Andrés Manuel en reiteradas ocasiones expresó que quería ser presidente de México no por afán de poder ni para hacer dinero, sino para hacer historia. Recuerdo muy bien lo que dijo en una asamblea informativa en Puebla por allí por 2013-2014 la cual tuve oportunidad de conducir: “Si yo hubiera aceptado lo que la mafia del poder me pedía, no hubiera habido fraude y hubiese sido el presidente en 2006. Pero no hubiese servido de nada, porque hubiese sido presidente, pero no habría habido cambio de régimen”. Quiso Andrés Manuel hacer historia y lo ha logrado. Siendo un partidario de Cuauhtémoc Cárdenas, consiguió junto a cientos de miles de sus seguidores romper los planes bipartidistas del neoliberalismo.
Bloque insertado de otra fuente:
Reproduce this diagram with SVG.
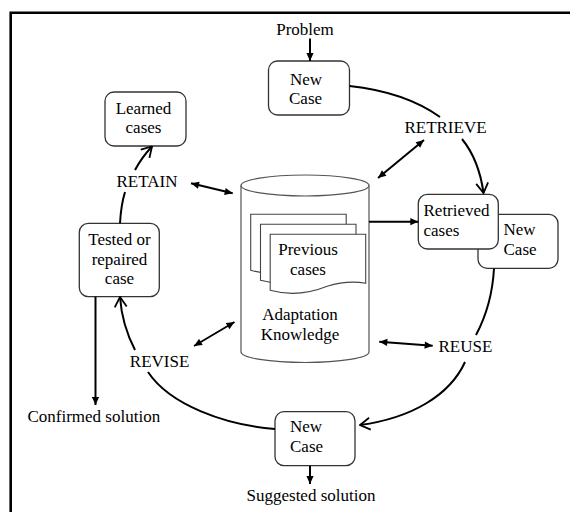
<svg xmlns="http://www.w3.org/2000/svg" width="570" height="512" viewBox="0 0 570 512">
<style>
text{font-family:"Liberation Serif","Times New Roman",serif;font-size:17px;fill:#000}
.box{fill:#fff;stroke:#333;stroke-width:1.3}
.cyl{fill:#fff;stroke:#555;stroke-width:1.2}
.doc{fill:#fff;stroke:#444;stroke-width:1.1}
.c{fill:none;stroke:#000;stroke-width:2}
.m{text-anchor:middle}
</style>
<defs>
<marker id="fa" viewBox="0 0 10 10" refX="10" refY="5" markerWidth="9" markerHeight="8" markerUnits="userSpaceOnUse" orient="auto-start-reverse"><path d="M0,0.5 L10,5 L0,9.5 z" fill="#000"/></marker>
<marker id="oa" viewBox="0 0 12 14" refX="11" refY="7" markerWidth="12" markerHeight="14" markerUnits="userSpaceOnUse" orient="auto"><path d="M1,1 L11,7 L1,13" fill="none" stroke="#000" stroke-width="1.8"/></marker>
<path id="docshape" d="M0,0 H95.5 V49 C85,47 73,47 57,52 C37,60 18,61 0,56 Z"/>
</defs>
<rect width="570" height="512" fill="#fff"/>
<path d="M10.7,512 V12.7 H570" fill="none" stroke="#000" stroke-width="2.6"/>

<g id="problem"><text class="m" x="305" y="35">Problem</text></g>

<g id="new-case-top">
<rect class="box" x="268.5" y="61" width="81" height="54" rx="9"/>
<text x="290" y="85">New</text><text x="289" y="104">Case</text>
</g>

<g id="learned-cases">
<rect class="box" x="105" y="92" width="81" height="54" rx="9"/>
<text class="m" x="143.5" y="114">Learned</text><text class="m" x="143.5" y="133">cases</text>
</g>

<g id="tested-case">
<rect class="box" x="79.3" y="223.3" width="80" height="73.4" rx="9"/>
<text class="m" x="119.5" y="245">Tested or</text><text class="m" x="119.5" y="265">repaired</text><text class="m" x="119.5" y="284.3">case</text>
</g>

<g id="case-base">
<path class="cyl" d="M241,185.5 V352 A64,10.5 0 0 0 369,352 V185.5"/>
<ellipse class="cyl" cx="305" cy="185.5" rx="64" ry="10.5"/>
<use href="#docshape" class="doc" x="250.7" y="214.3"/>
<use href="#docshape" class="doc" x="260.5" y="224.3"/>
<use href="#docshape" class="doc" x="270.2" y="234.3"/>
<text class="m" x="308" y="255">Previous</text><text class="m" x="308" y="275">cases</text>
<text class="m" x="300" y="320">Adaptation</text><text class="m" x="300" y="340">Knowledge</text>
</g>

<g id="new-case-right">
<rect class="box" x="478" y="214.3" width="80" height="54" rx="9"/>
<text x="503.5" y="235">New</text><text x="503.5" y="255">Case</text>
</g>

<g id="retrieved-cases">
<rect class="box" x="418.3" y="194.3" width="80" height="54.7" rx="9"/>
<text x="423.5" y="215.7">Retrieved</text><text x="423.5" y="235.7">cases</text>
</g>

<g id="new-case-bottom">
<rect class="box" x="275" y="411.7" width="80" height="54" rx="9"/>
<text x="290" y="431.7">New</text><text x="290" y="452.3">Case</text>
</g>

<g id="outputs">
<text class="m" x="311" y="500.7">Suggested solution</text>
<text class="m" x="93.8" y="421.7">Confirmed solution</text>
</g>

<g id="connectors">
<path class="c" d="M310,38.5 V61" marker-end="url(#fa)"/>
<path class="c" d="M349.5,86 Q405,92 440,117"/>
<path class="c" d="M462,139 Q479,160 483.5,193" marker-end="url(#oa)"/>
<path class="c" d="M424,140 L378,178" marker-start="url(#fa)" marker-end="url(#fa)"/>
<path class="c" d="M369,221.7 H418.3" marker-end="url(#fa)"/>
<path class="c" d="M494,268.5 Q492,305 476,335"/>
<path class="c" d="M379.3,341.7 L432.7,345.7" marker-start="url(#fa)" marker-end="url(#fa)"/>
<path class="c" d="M465,362 C450,395 412,418 360,425" marker-end="url(#oa)"/>
<path class="c" d="M310,465.7 V484" marker-end="url(#fa)"/>
<path class="c" d="M275,429 C225,425 170,405 148,372"/>
<path class="c" d="M135,350 Q122,325 120,297" marker-end="url(#oa)"/>
<path class="c" d="M194,346 L234.5,322" marker-start="url(#fa)" marker-end="url(#fa)"/>
<path class="c" d="M95.5,296.7 V405" marker-end="url(#fa)"/>
<path class="c" d="M120,223.3 Q121,205 125,192"/>
<path class="c" d="M135,170 Q142,157 152,146.5" marker-end="url(#oa)"/>
<path class="c" d="M191,183.3 L232.7,193.3" marker-start="url(#fa)" marker-end="url(#fa)"/>
<text class="m" x="445.5" y="132.7">RETRIEVE</text>
<text class="m" x="465.4" y="351.7">REUSE</text>
<text class="m" x="159.6" y="366.7">REVISE</text>
<text class="m" x="147" y="186.5">RETAIN</text>
</g>
</svg>
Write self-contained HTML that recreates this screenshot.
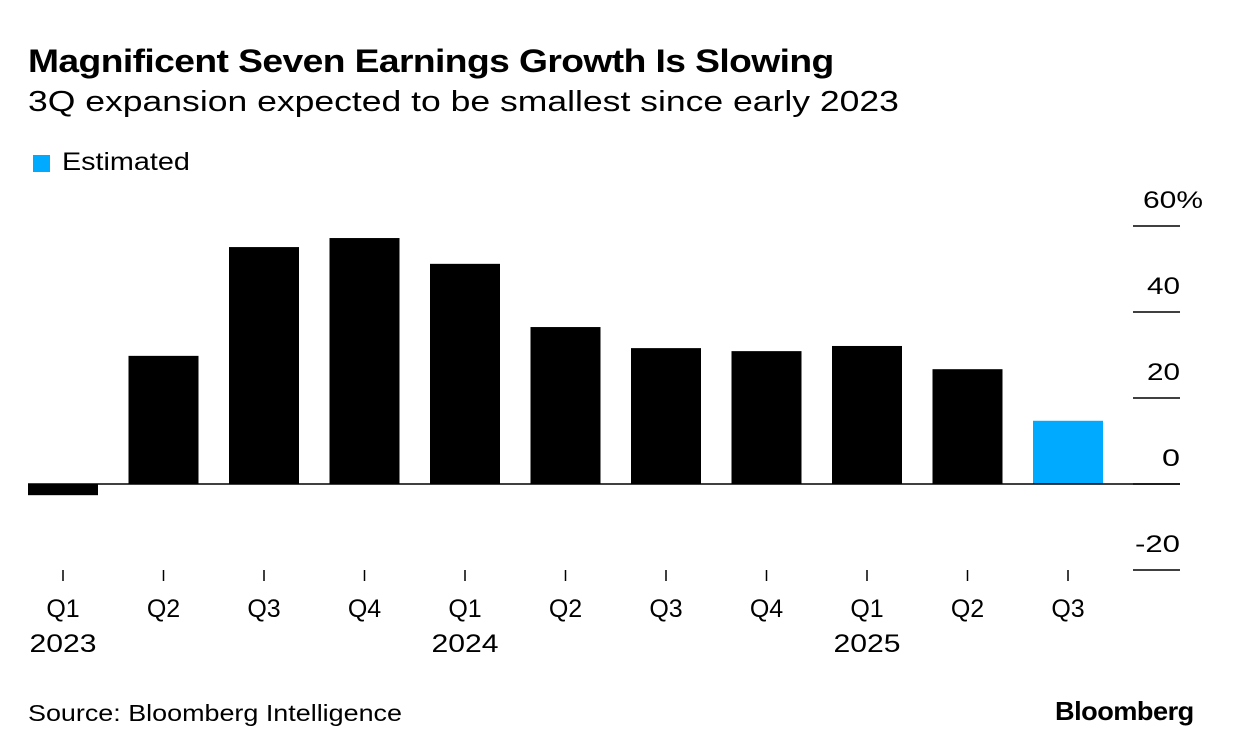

Luego, siendo él quien encabezó a la voluntad posneoliberal, logró un triunfo histórico en 2018 con el desmantelamiento de dicho neoliberalismo. En otro artículo me dedicaré a examinar más de cerca los grandes logros del sexenio de López Obrador y también lo que faltó por hacer. Por ahora solamente diré que logró romper el mito de que no era posible pensar otro proyecto más que el neoliberal. Hoy México inicia su camino en la segunda fase o segundo piso de la Cuarta Transformación. A diferencia de lo que sucedió en el último cuarto de siglo, tendremos que aprender a vivir sin el liderazgo de Andrés Manuel López Obrador. Y a levantarnos en las mañanas y escuchar una conferencia de prensa matutina en la que él nunca más estará.